--- START SUPPLIED INFORMATION ---

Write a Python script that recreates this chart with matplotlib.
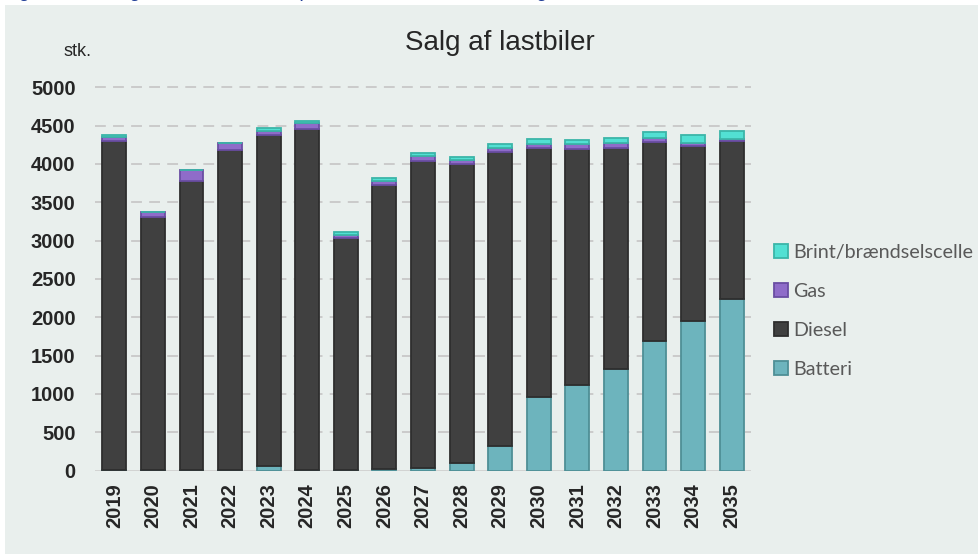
import matplotlib
matplotlib.use("Agg")
import matplotlib.pyplot as plt
from matplotlib.patches import Patch
import numpy as np

years = [str(y) for y in range(2019, 2036)]
batteri = [5, 3, 12, 5, 60, 5, 5, 20, 37, 100, 320, 955, 1120, 1325, 1690, 1950, 2240]
diesel = [4296, 3310, 3771, 4179, 4316, 4453, 3030, 3707, 4007, 3905, 3842, 3251, 3081, 2889, 2602, 2290, 2061]
gas = [52, 66, 136, 88, 56, 71, 40, 53, 55, 48, 52, 60, 57, 57, 48, 39, 26]
brint = [20, 0, 0, 0, 35, 30, 39, 35, 40, 39, 48, 58, 57, 66, 83, 97, 109]

series = [
    ("Batteri", batteri, "#6db4bd", "#4f8f96"),
    ("Diesel", diesel, "#404040", "#2e2e2e"),
    ("Gas", gas, "#8f6cc9", "#6a4ea3"),
    ("Brint/brændselscelle", brint, "#52e0d3", "#3bb5a8"),
]

bg = "#e9efed"
fig = plt.figure(figsize=(9.79, 5.54), dpi=100)
fig.patch.set_facecolor("white")
fig.patches.append(plt.Rectangle((5/979, 0), 1 - 5/979, 1 - 5/554, transform=fig.transFigure,
                                 facecolor=bg, edgecolor="none", zorder=-10))

# caption of the source document, cut off at the top edge as in the reference
fig.text(4/979, 1 + 3/554, "Figur 7.10: Salg af lastbiler fordelt på drivmiddel i fremskrivning, 2019-2035",
         ha="left", va="baseline", fontsize=14, style="italic",
         family="Liberation Sans", color="#1f3c96", zorder=-20)

ax = fig.add_axes([95/979, 1 - 470.5/554, (751 - 95)/979, (470.5 - 87.3)/554])
ax.set_zorder(5)
ax.patch.set_alpha(0)

x = np.arange(len(years))
bottom = np.zeros(len(years))
handles = {}
for name, vals, fc, ec in series:
    v = np.array(vals, dtype=float)
    ax.bar(x, v, 0.62, bottom=bottom, color=fc, edgecolor=ec, linewidth=1.3, zorder=3)
    handles[name] = Patch(facecolor=fc, edgecolor=ec, linewidth=1.3, label=name)
    bottom += v

ax.set_xlim(-0.5, len(years) - 0.5)
ax.set_ylim(0, 5000)
ax.set_yticks(np.arange(0, 5001, 500))
for yv in np.arange(500, 5001, 500):
    ax.axhline(yv, color="#c8c8c8", linewidth=1.3, dashes=(6, 4), zorder=1, clip_on=False)
ax.axhline(0, color="#d0d0d0", linewidth=1.3, zorder=2)

for s in ax.spines.values():
    s.set_visible(False)
ax.tick_params(axis="both", length=0)
ax.tick_params(axis="y", pad=14)
ax.tick_params(axis="x", pad=9)
ax.set_xticks(x)
ax.set_xticklabels(years, rotation=90, fontsize=14.5, fontweight="bold",
                   family="Liberation Sans", color="#262626")
for lbl in ax.get_yticklabels():
    lbl.set_fontsize(14.5)
    lbl.set_fontweight("bold")
    lbl.set_family("Liberation Sans")
    lbl.set_color("#262626")

fig.text(500/979, 1 - 43/554, "Salg af lastbiler", ha="center", va="center",
         fontsize=20, family="Liberation Sans", color="#262626")
fig.text(78/979, 1 - 52/554, "stk.", ha="center", va="center",
         fontsize=13, family="Liberation Sans", color="#262626")

order = ["Brint/brændselscelle", "Gas", "Diesel", "Batteri"]
leg = fig.legend(handles=[handles[n] for n in order], loc="upper left",
                 bbox_to_anchor=(766/979, 1 - 236/554), frameon=False,
                 prop={"family": "Lato", "size": 14.2}, handlelength=0.72, handleheight=0.72,
                 handletextpad=0.25, labelspacing=1.12, borderaxespad=0)
for t in leg.get_texts():
    t.set_color("#595959")

fig.savefig("out.png", dpi=100, facecolor=fig.get_facecolor())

--- END SUPPLIED INFORMATION ---

| DIRECTION |
Copy every line of the listing that includes the string "matplotlib".

| FINISHED TASK |
Write a Python script that recreates this chart with matplotlib.
import matplotlib
matplotlib.use("Agg")
import matplotlib.pyplot as plt
from matplotlib.patches import Patch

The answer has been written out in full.